_Directions_
Write out the data again exactly, skipping every picture.

_Data provided_
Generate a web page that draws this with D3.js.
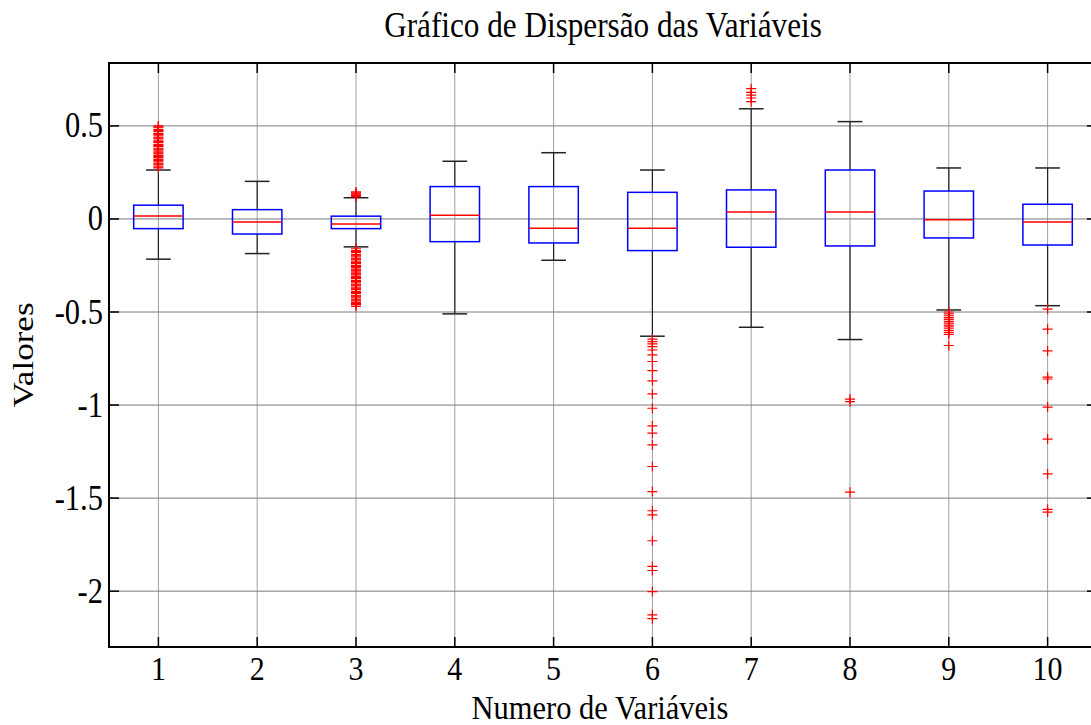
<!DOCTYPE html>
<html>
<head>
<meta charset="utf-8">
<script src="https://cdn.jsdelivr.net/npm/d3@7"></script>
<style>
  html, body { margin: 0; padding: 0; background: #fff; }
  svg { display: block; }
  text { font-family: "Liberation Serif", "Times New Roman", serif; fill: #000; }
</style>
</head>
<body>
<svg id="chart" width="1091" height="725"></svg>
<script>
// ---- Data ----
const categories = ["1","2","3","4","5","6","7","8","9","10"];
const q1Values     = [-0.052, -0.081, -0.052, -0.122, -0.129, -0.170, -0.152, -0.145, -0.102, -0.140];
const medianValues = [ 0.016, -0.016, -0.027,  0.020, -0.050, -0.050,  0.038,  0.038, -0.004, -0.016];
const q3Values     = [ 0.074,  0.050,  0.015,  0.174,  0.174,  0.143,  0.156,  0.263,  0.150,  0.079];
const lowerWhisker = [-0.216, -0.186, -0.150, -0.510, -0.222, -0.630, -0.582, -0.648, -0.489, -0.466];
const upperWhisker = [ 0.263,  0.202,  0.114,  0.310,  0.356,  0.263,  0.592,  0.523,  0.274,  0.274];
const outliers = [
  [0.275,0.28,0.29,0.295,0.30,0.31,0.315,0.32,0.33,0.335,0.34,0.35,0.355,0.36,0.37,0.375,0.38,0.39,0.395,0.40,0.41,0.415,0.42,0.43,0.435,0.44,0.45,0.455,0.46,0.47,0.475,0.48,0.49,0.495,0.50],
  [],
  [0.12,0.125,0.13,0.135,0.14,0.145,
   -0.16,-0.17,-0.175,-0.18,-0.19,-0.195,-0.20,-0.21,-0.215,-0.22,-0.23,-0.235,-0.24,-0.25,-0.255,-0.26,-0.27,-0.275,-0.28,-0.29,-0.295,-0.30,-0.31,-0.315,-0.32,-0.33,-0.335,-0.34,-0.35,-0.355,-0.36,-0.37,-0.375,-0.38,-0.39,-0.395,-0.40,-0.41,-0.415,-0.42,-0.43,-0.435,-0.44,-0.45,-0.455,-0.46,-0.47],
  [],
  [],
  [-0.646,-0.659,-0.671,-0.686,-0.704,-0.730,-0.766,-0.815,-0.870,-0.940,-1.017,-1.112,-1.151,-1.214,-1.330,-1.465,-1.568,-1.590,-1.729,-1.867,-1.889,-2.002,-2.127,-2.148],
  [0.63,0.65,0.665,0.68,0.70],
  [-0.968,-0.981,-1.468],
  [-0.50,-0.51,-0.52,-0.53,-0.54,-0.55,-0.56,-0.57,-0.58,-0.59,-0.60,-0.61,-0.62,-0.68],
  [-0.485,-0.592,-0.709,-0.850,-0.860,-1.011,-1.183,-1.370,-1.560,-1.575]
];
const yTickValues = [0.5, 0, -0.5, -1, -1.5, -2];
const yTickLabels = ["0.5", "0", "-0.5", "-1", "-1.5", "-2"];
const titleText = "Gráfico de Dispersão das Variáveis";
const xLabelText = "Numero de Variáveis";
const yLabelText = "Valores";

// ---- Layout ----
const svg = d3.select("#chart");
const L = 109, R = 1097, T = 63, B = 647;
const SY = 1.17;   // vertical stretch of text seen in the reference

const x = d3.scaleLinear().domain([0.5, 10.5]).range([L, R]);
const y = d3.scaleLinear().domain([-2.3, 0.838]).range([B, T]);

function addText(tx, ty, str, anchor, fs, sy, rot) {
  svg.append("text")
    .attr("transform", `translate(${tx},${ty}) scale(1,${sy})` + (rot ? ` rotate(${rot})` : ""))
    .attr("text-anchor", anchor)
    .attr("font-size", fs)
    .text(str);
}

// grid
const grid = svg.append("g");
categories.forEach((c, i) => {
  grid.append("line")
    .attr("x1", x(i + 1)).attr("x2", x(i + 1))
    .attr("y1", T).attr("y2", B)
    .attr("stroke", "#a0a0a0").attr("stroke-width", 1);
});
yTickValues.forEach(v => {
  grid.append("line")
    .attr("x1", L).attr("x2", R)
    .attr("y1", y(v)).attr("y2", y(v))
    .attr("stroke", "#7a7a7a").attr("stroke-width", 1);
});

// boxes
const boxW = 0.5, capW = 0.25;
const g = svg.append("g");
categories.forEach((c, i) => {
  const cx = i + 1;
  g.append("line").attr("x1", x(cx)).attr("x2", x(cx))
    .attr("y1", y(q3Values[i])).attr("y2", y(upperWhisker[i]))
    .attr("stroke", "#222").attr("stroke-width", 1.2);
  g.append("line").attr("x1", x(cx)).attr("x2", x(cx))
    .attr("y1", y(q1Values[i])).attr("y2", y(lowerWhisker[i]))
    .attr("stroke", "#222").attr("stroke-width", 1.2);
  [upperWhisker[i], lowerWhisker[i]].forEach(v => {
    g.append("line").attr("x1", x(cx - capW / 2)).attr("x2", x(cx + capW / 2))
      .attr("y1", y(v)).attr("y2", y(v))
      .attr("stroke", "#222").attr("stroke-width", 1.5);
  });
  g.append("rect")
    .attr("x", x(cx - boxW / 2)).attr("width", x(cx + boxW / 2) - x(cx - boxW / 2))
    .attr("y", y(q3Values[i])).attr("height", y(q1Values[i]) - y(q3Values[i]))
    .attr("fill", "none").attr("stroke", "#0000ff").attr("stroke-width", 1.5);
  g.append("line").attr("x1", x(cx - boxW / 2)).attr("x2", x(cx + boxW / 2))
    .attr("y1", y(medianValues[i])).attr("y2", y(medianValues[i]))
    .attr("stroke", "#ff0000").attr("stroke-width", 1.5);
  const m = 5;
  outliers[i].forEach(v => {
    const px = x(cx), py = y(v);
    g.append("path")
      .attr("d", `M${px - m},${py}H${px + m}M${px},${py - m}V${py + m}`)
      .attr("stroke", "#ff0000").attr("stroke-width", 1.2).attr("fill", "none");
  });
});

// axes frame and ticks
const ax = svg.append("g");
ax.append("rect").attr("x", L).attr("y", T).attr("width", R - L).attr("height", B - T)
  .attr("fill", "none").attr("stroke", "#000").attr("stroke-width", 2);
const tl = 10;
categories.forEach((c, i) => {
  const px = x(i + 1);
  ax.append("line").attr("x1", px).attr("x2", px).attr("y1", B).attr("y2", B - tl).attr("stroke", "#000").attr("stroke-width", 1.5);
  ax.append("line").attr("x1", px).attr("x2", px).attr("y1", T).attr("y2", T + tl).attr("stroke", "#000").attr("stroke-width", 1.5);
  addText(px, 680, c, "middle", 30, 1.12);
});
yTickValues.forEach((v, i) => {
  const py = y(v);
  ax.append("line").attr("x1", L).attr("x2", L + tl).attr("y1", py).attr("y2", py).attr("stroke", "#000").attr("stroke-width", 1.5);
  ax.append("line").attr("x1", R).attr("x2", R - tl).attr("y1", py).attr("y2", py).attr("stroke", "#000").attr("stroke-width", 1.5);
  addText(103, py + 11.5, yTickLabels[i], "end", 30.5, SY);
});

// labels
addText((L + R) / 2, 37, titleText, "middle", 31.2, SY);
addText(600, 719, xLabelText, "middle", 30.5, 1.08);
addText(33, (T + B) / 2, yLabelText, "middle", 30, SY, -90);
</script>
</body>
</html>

_Completed exercise_
Generate a web page that draws this with D3.js.
<!DOCTYPE html>
<html>
<head>
<meta charset="utf-8">
<script src="https://cdn.jsdelivr.net/npm/d3@7"></script>
<style>
  html, body { margin: 0; padding: 0; background: #fff; }
  svg { display: block; }
  text { font-family: "Liberation Serif", "Times New Roman", serif; fill: #000; }
</style>
</head>
<body>
<svg id="chart" width="1091" height="725"></svg>
<script>
// ---- Data ----
const categories = ["1","2","3","4","5","6","7","8","9","10"];
const q1Values     = [-0.052, -0.081, -0.052, -0.122, -0.129, -0.170, -0.152, -0.145, -0.102, -0.140];
const medianValues = [ 0.016, -0.016, -0.027,  0.020, -0.050, -0.050,  0.038,  0.038, -0.004, -0.016];
const q3Values     = [ 0.074,  0.050,  0.015,  0.174,  0.174,  0.143,  0.156,  0.263,  0.150,  0.079];
const lowerWhisker = [-0.216, -0.186, -0.150, -0.510, -0.222, -0.630, -0.582, -0.648, -0.489, -0.466];
const upperWhisker = [ 0.263,  0.202,  0.114,  0.310,  0.356,  0.263,  0.592,  0.523,  0.274,  0.274];
const outliers = [
  [0.275,0.28,0.29,0.295,0.30,0.31,0.315,0.32,0.33,0.335,0.34,0.35,0.355,0.36,0.37,0.375,0.38,0.39,0.395,0.40,0.41,0.415,0.42,0.43,0.435,0.44,0.45,0.455,0.46,0.47,0.475,0.48,0.49,0.495,0.50],
  [],
  [0.12,0.125,0.13,0.135,0.14,0.145,
   -0.16,-0.17,-0.175,-0.18,-0.19,-0.195,-0.20,-0.21,-0.215,-0.22,-0.23,-0.235,-0.24,-0.25,-0.255,-0.26,-0.27,-0.275,-0.28,-0.29,-0.295,-0.30,-0.31,-0.315,-0.32,-0.33,-0.335,-0.34,-0.35,-0.355,-0.36,-0.37,-0.375,-0.38,-0.39,-0.395,-0.40,-0.41,-0.415,-0.42,-0.43,-0.435,-0.44,-0.45,-0.455,-0.46,-0.47],
  [],
  [],
  [-0.646,-0.659,-0.671,-0.686,-0.704,-0.730,-0.766,-0.815,-0.870,-0.940,-1.017,-1.112,-1.151,-1.214,-1.330,-1.465,-1.568,-1.590,-1.729,-1.867,-1.889,-2.002,-2.127,-2.148],
  [0.63,0.65,0.665,0.68,0.70],
  [-0.968,-0.981,-1.468],
  [-0.50,-0.51,-0.52,-0.53,-0.54,-0.55,-0.56,-0.57,-0.58,-0.59,-0.60,-0.61,-0.62,-0.68],
  [-0.485,-0.592,-0.709,-0.850,-0.860,-1.011,-1.183,-1.370,-1.560,-1.575]
];
const yTickValues = [0.5, 0, -0.5, -1, -1.5, -2];
const yTickLabels = ["0.5", "0", "-0.5", "-1", "-1.5", "-2"];
const titleText = "Gráfico de Dispersão das Variáveis";
const xLabelText = "Numero de Variáveis";
const yLabelText = "Valores";

// ---- Layout ----
const svg = d3.select("#chart");
const L = 109, R = 1097, T = 63, B = 647;
const SY = 1.17;   // vertical stretch of text seen in the reference

const x = d3.scaleLinear().domain([0.5, 10.5]).range([L, R]);
const y = d3.scaleLinear().domain([-2.3, 0.838]).range([B, T]);

function addText(tx, ty, str, anchor, fs, sy, rot) {
  svg.append("text")
    .attr("transform", `translate(${tx},${ty}) scale(1,${sy})` + (rot ? ` rotate(${rot})` : ""))
    .attr("text-anchor", anchor)
    .attr("font-size", fs)
    .text(str);
}

// grid
const grid = svg.append("g");
categories.forEach((c, i) => {
  grid.append("line")
    .attr("x1", x(i + 1)).attr("x2", x(i + 1))
    .attr("y1", T).attr("y2", B)
    .attr("stroke", "#a0a0a0").attr("stroke-width", 1);
});
yTickValues.forEach(v => {
  grid.append("line")
    .attr("x1", L).attr("x2", R)
    .attr("y1", y(v)).attr("y2", y(v))
    .attr("stroke", "#7a7a7a").attr("stroke-width", 1);
});

// boxes
const boxW = 0.5, capW = 0.25;
const g = svg.append("g");
categories.forEach((c, i) => {
  const cx = i + 1;
  g.append("line").attr("x1", x(cx)).attr("x2", x(cx))
    .attr("y1", y(q3Values[i])).attr("y2", y(upperWhisker[i]))
    .attr("stroke", "#222").attr("stroke-width", 1.2);
  g.append("line").attr("x1", x(cx)).attr("x2", x(cx))
    .attr("y1", y(q1Values[i])).attr("y2", y(lowerWhisker[i]))
    .attr("stroke", "#222").attr("stroke-width", 1.2);
  [upperWhisker[i], lowerWhisker[i]].forEach(v => {
    g.append("line").attr("x1", x(cx - capW / 2)).attr("x2", x(cx + capW / 2))
      .attr("y1", y(v)).attr("y2", y(v))
      .attr("stroke", "#222").attr("stroke-width", 1.5);
  });
  g.append("rect")
    .attr("x", x(cx - boxW / 2)).attr("width", x(cx + boxW / 2) - x(cx - boxW / 2))
    .attr("y", y(q3Values[i])).attr("height", y(q1Values[i]) - y(q3Values[i]))
    .attr("fill", "none").attr("stroke", "#0000ff").attr("stroke-width", 1.5);
  g.append("line").attr("x1", x(cx - boxW / 2)).attr("x2", x(cx + boxW / 2))
    .attr("y1", y(medianValues[i])).attr("y2", y(medianValues[i]))
    .attr("stroke", "#ff0000").attr("stroke-width", 1.5);
  const m = 5;
  outliers[i].forEach(v => {
    const px = x(cx), py = y(v);
    g.append("path")
      .attr("d", `M${px - m},${py}H${px + m}M${px},${py - m}V${py + m}`)
      .attr("stroke", "#ff0000").attr("stroke-width", 1.2).attr("fill", "none");
  });
});

// axes frame and ticks
const ax = svg.append("g");
ax.append("rect").attr("x", L).attr("y", T).attr("width", R - L).attr("height", B - T)
  .attr("fill", "none").attr("stroke", "#000").attr("stroke-width", 2);
const tl = 10;
categories.forEach((c, i) => {
  const px = x(i + 1);
  ax.append("line").attr("x1", px).attr("x2", px).attr("y1", B).attr("y2", B - tl).attr("stroke", "#000").attr("stroke-width", 1.5);
  ax.append("line").attr("x1", px).attr("x2", px).attr("y1", T).attr("y2", T + tl).attr("stroke", "#000").attr("stroke-width", 1.5);
  addText(px, 680, c, "middle", 30, 1.12);
});
yTickValues.forEach((v, i) => {
  const py = y(v);
  ax.append("line").attr("x1", L).attr("x2", L + tl).attr("y1", py).attr("y2", py).attr("stroke", "#000").attr("stroke-width", 1.5);
  ax.append("line").attr("x1", R).attr("x2", R - tl).attr("y1", py).attr("y2", py).attr("stroke", "#000").attr("stroke-width", 1.5);
  addText(103, py + 11.5, yTickLabels[i], "end", 30.5, SY);
});

// labels
addText((L + R) / 2, 37, titleText, "middle", 31.2, SY);
addText(600, 719, xLabelText, "middle", 30.5, 1.08);
addText(33, (T + B) / 2, yLabelText, "middle", 30, SY, -90);
</script>
</body>
</html>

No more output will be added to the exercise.